Statenvertaling

Exodus 22:8-13 Statenvertaling (SV1750)

8. Indien de dief niet gevonden wordt, zo zal de heer des huizes tot de goden gebracht worden, of hij niet zijn hand aan zijns naasten have gelegd heeft.

9. Over alle zaak van onrecht, over een os, over een ezel, over klein vee, over kleding, over al het verlorene, hetwelk iemand zegt, dat het zijn is, beider zaak zal voor de goden komen; wien de goden verwijzen, die zal het aan zijn naaste dubbel wedergeven.

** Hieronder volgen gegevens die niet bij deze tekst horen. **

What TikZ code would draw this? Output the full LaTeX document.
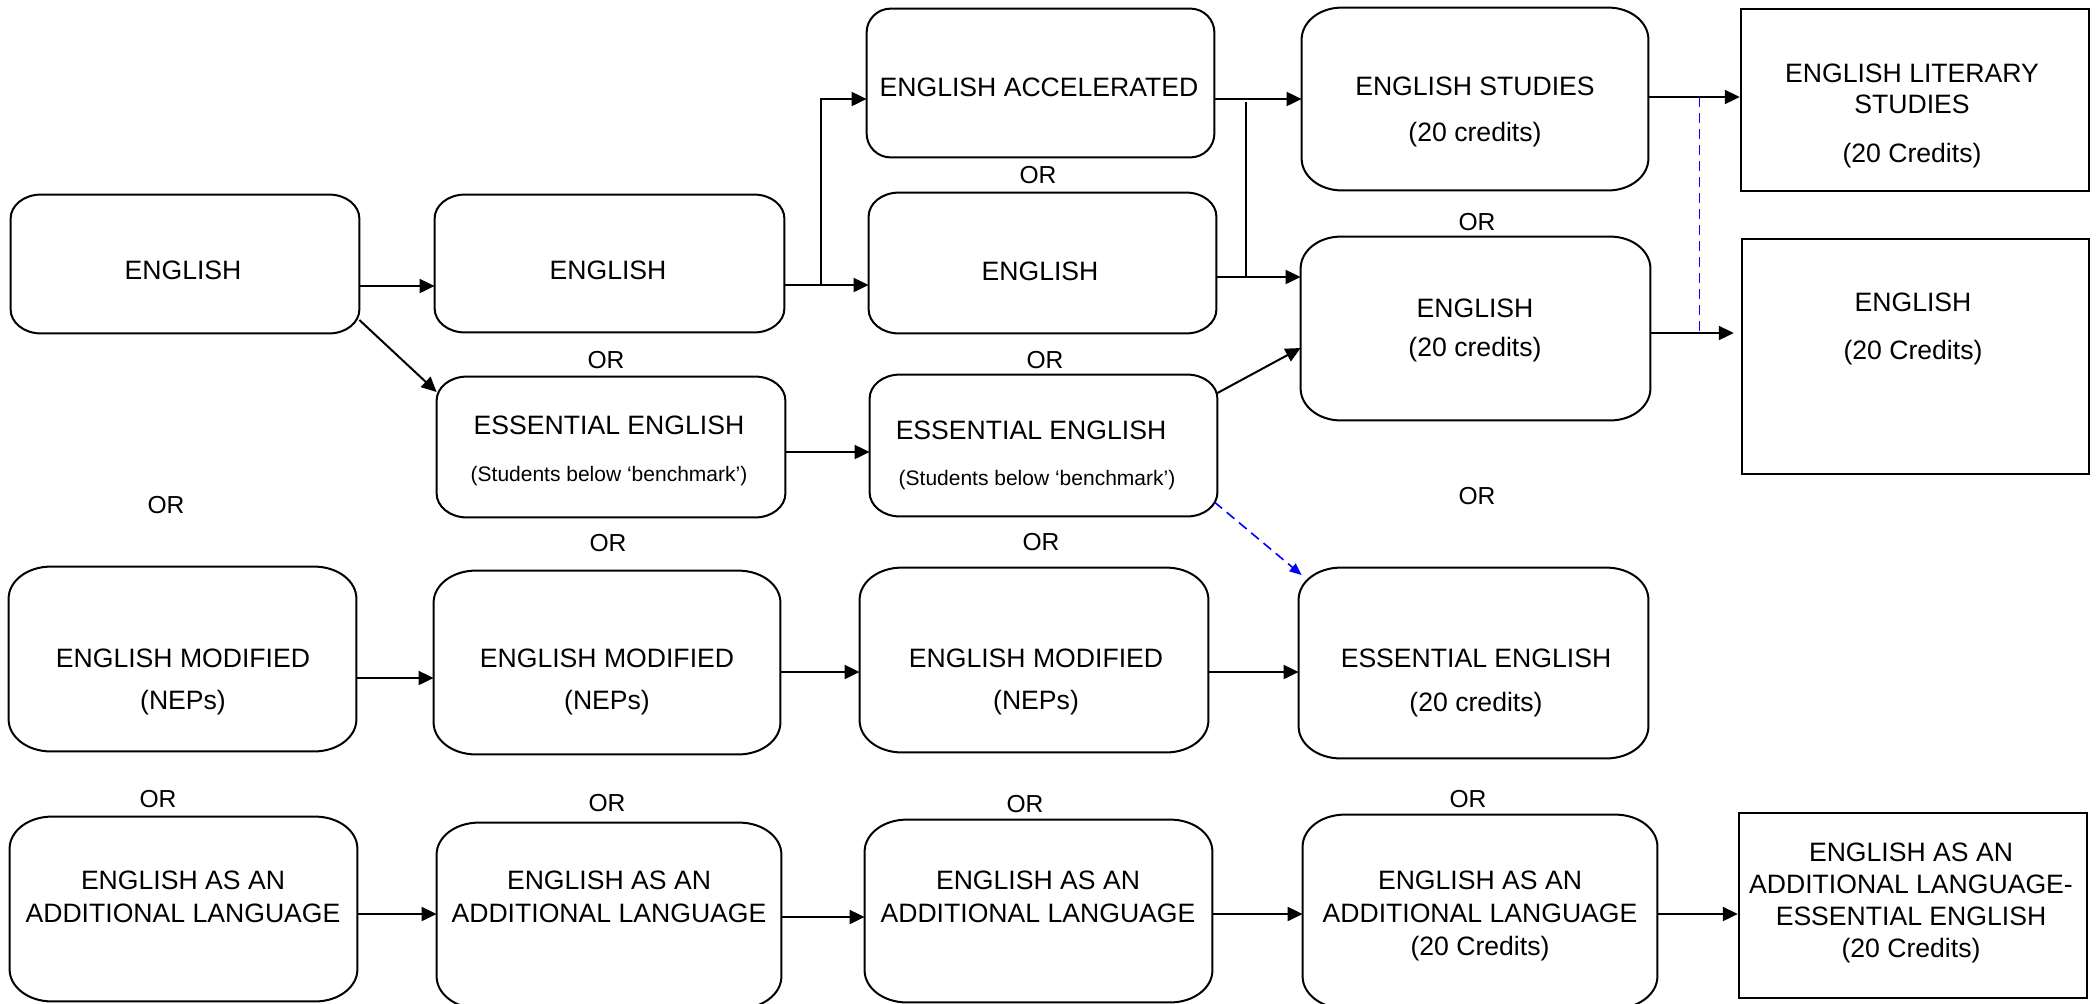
\documentclass[tikz,border=0pt]{standalone}
\usepackage{fontspec}
\setmainfont{Liberation Sans}
\usetikzlibrary{arrows.meta,calc}
\tikzset{
  bx/.style 2 args={draw=none, inner sep=0pt, minimum width=#1*0.5pt, minimum height=#2*0.5pt},
  rectbox/.style 2 args={draw, line width=1.2pt, inner sep=0pt, minimum width=#1*0.5pt, minimum height=#2*0.5pt},
  txt/.style={align=center, font=\fontsize{13.3}{16.5}\selectfont, inner sep=0pt},
  ortxt/.style={font=\fontsize{12.3}{14}\selectfont, inner sep=0pt},
  boxline/.style={line width=1pt},
  arr/.style={line width=1pt, -{Triangle[length=7.5pt,width=7pt]}},
  barr/.style={blue, line width=0.8pt, dash pattern=on 5pt off 3pt, -{Triangle[length=6pt,width=5pt]}},
  bdash/.style={blue, line width=0.8pt, dash pattern=on 5pt off 3pt},
}
\newcommand\rrbox[3]{%
  \draw[boxline] ($(#1.north west)+(#2,0)$) -- ($(#1.north east)+(-#2,0)$)
    .. controls ($(#1.north east)+(-0.448*#2,0)$) and ($(#1.north east)+(0,0.448*#3)$) .. ($(#1.north east)+(0,#3)$)
    -- ($(#1.south east)+(0,-#3)$)
    .. controls ($(#1.south east)+(0,-0.448*#3)$) and ($(#1.south east)+(-0.448*#2,0)$) .. ($(#1.south east)+(-#2,0)$)
    -- ($(#1.south west)+(#2,0)$)
    .. controls ($(#1.south west)+(0.448*#2,0)$) and ($(#1.south west)+(0,-0.448*#3)$) .. ($(#1.south west)+(0,-#3)$)
    -- ($(#1.north west)+(0,#3)$)
    .. controls ($(#1.north west)+(0,0.448*#3)$) and ($(#1.north west)+(0.448*#2,0)$) .. cycle;}
\begin{document}
\begin{tikzpicture}[x=0.5pt,y=-0.5pt]
\useasboundingbox (0,0) rectangle (2098,1003);
% ---------- boxes ----------
\node[bx={347}{148}] (acc) at (1040.5,83) {};
\node[bx={346}{182}] (est) at (1475,99) {};
\node[rectbox={348}{182}] (lit) at (1915,100) {};
\node[bx={348}{138}] (e1) at (185,264) {};
\node[bx={349}{137}] (e2) at (609.5,263.5) {};
\node[bx={347}{140}] (e3) at (1042.5,263) {};
\node[bx={349}{183}] (e4) at (1475.5,328.5) {};
\node[rectbox={347}{235}] (e5) at (1915.5,356.5) {};
\node[bx={348}{140}] (s2) at (611,447) {};
\node[bx={347}{141}] (s3) at (1043.5,445.5) {};
\node[bx={347}{184}] (m1) at (182.5,659) {};
\node[bx={346}{183}] (m2) at (607,662.5) {};
\node[bx={348}{184}] (m3) at (1034,660) {};
\node[bx={349}{190}] (m4) at (1473.5,663) {};
\node[bx={347}{184}] (a1) at (183.5,909) {};
\node[bx={344}{185}] (a2) at (609,915.5) {};
\node[bx={347}{182}] (a3) at (1038.5,911) {};
\node[bx={354}{193}] (a4) at (1480,911.5) {};
\node[rectbox={348}{185}] (a5) at (1913,905.5) {};
\rrbox{acc}{24}{24}
\rrbox{est}{40}{32}
\rrbox{e1}{30}{24}
\rrbox{e2}{30}{24}
\rrbox{e3}{30}{24}
\rrbox{e4}{40}{32}
\rrbox{s2}{30}{24}
\rrbox{s3}{30}{24}
\rrbox{m1}{42}{32}
\rrbox{m2}{42}{32}
\rrbox{m3}{42}{32}
\rrbox{m4}{42}{32}
\rrbox{a1}{42}{32}
\rrbox{a2}{42}{32}
\rrbox{a3}{42}{32}
\rrbox{a4}{42}{32}
% ---------- texts ----------
\node[txt] (tacc) at (1039,87) {ENGLISH ACCELERATED};
\node[txt] (test) at (1475,111.8) {ENGLISH STUDIES\\[6.5pt](20 credits)};
\node[txt] (tlit) at (1912,115.8) {ENGLISH LITERARY\\[-1pt]STUDIES\\[8pt](20 Credits)};
\node[txt] (te1) at (183,270) {ENGLISH};
\node[txt] (te2) at (608,270) {ENGLISH};
\node[txt] (te3) at (1040,271) {ENGLISH};
\node[txt] (te4) at (1475,330.3) {ENGLISH\\[3pt](20 credits)};
\node[txt] (te5) at (1913,328.8) {ENGLISH\\[7.5pt](20 Credits)};
\node[txt] (ts2) at (609,450.7) {ESSENTIAL ENGLISH\\[7pt]{\fontsize{10.5}{12}\selectfont (Students below ‘benchmark’)}};
\node[txt] (ts3) at (1037,455.3) {ESSENTIAL ENGLISH\hspace*{6pt}\\[6.5pt]{\fontsize{10.5}{12}\selectfont (Students below ‘benchmark’)}};
\node[txt] (tm1) at (183,681.8) {ENGLISH MODIFIED\\[4.5pt](NEPs)};
\node[txt] (tm2) at (607,681.8) {ENGLISH MODIFIED\\[4.5pt](NEPs)};
\node[txt] (tm3) at (1036,681.8) {ENGLISH MODIFIED\\[4.5pt](NEPs)};
\node[txt] (tm4) at (1476,682.8) {ESSENTIAL ENGLISH\\[5.5pt](20 credits)};
\node[txt] (ta1) at (183,896.5) {ENGLISH AS AN\\ADDITIONAL LANGUAGE};
\node[txt] (ta2) at (609,896.5) {ENGLISH AS AN\\ADDITIONAL LANGUAGE};
\node[txt] (ta3) at (1038,896.5) {ENGLISH AS AN\\ADDITIONAL LANGUAGE};
\node[txt] (ta4) at (1480,916.3) {ENGLISH AS AN\\ADDITIONAL LANGUAGE\\(20 Credits)};
\node[txt] (ta5) at (1911,903) {ENGLISH AS AN\\[-0.5pt]ADDITIONAL LANGUAGE-\\[-0.5pt]ESSENTIAL ENGLISH\\[-0.5pt](20 Credits)};
% ---------- OR labels ----------
\node[ortxt] (or1) at (1038,175) {OR};
\node[ortxt] (or2) at (1477,222) {OR};
\node[ortxt] (or3) at (606,360) {OR};
\node[ortxt] (or4) at (1045,360) {OR};
\node[ortxt] (or5) at (166,505) {OR};
\node[ortxt] (or6) at (1477,496) {OR};
\node[ortxt] (or7) at (608,543) {OR};
\node[ortxt] (or8) at (1041,542) {OR};
\node[ortxt] (or9) at (158,799) {OR};
\node[ortxt] (or10) at (607,803) {OR};
\node[ortxt] (or11) at (1025,804) {OR};
\node[ortxt] (or12) at (1468,799) {OR};
% ---------- connectors ----------
\coordinate (p) at ($(e1.east)+(0,22)$);
\draw[arr] (p) -- (p -| e2.west);
\coordinate (q) at ($(e2.east)+(0,21.5)$);
\draw[arr] (q) -- (q -| e3.west);
\coordinate (qb) at ($(q)+(37,0)$);
\coordinate (qt) at ($(acc.west)+(0,16)$);
\draw[arr] (qb) |- (qt);
\coordinate (r) at ($(acc.east)+(0,16)$);
\draw[arr] (r) -- (r -| est.west);
\coordinate (s) at ($(e3.east)+(0,14)$);
\draw[arr] (s) -- (s -| e4.west);
\coordinate (v1) at ($(r)+(32,3)$);
\draw[line width=1pt] (v1) -- (v1 |- s);
\draw[arr] ($(e1.east)+(0,56)$) -- ($(s2.west)+(0,-55)$);
\coordinate (t) at ($(s2.east)+(0,5)$);
\draw[arr] (t) -- (t -| s3.west);
\draw[arr] ($(s3.east)+(0,-52.5)$) -- ($(e4.west)+(0,19.5)$);
\draw[barr] ($(s3.east)+(-3,56.5)$) -- ($(m4.west)+(3,-88)$);
\coordinate (w) at ($(est.east)+(0,-2)$);
\draw[arr] (w) -- (w -| lit.west);
\coordinate (u) at ($(e4.east)+(0,4.5)$);
\draw[arr] (u) -- ($(u -| e5.west)+(-7,0)$);
\coordinate (bd) at ($(w)+(51,0)$);
\draw[bdash] (bd) -- (bd |- u);
\coordinate (m1p) at ($(m1.east)+(0,19)$);
\draw[arr] (m1p) -- (m1p -| m2.west);
\coordinate (m2p) at ($(m2.east)+(0,9.5)$);
\draw[arr] (m2p) -- (m2p -| m3.west);
\coordinate (m3p) at ($(m3.east)+(0,12)$);
\draw[arr] (m3p) -- (m3p -| m4.west);
\coordinate (a1p) at ($(a1.east)+(0,5)$);
\draw[arr] (a1p) -- (a1p -| a2.west);
\coordinate (a2p) at ($(a2.east)+(0,1.5)$);
\draw[arr] (a2p) -- (a2p -| a3.west);
\coordinate (a3p) at ($(a3.east)+(0,3)$);
\draw[arr] (a3p) -- (a3p -| a4.west);
\coordinate (a4p) at ($(a4.east)+(0,2.5)$);
\draw[arr] (a4p) -- (a4p -| a5.west);
\end{tikzpicture}
\end{document}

10. Wanneer iemand aan zijn naaste een ezel, of os, of klein vee, of enig beest te bewaren geeft, en het sterft, of het wordt verzeerd, of weggedreven, dat het niemand ziet;

11. Zo zal des HEEREN eed tussen hen beiden zijn, of hij niet zijn hand aan zijns naasten have geslagen heeft; en derzelver heer zal dien aannemen; en hij zal het niet wedergeven.

12. Maar indien het van hem zekerlijk gestolen is, hij zal het zijn heer wedergeven.

13. Is het gewisselijk verscheurd, dat hij het brenge tot getuige, zo zal hij het verscheurde niet wedergeven.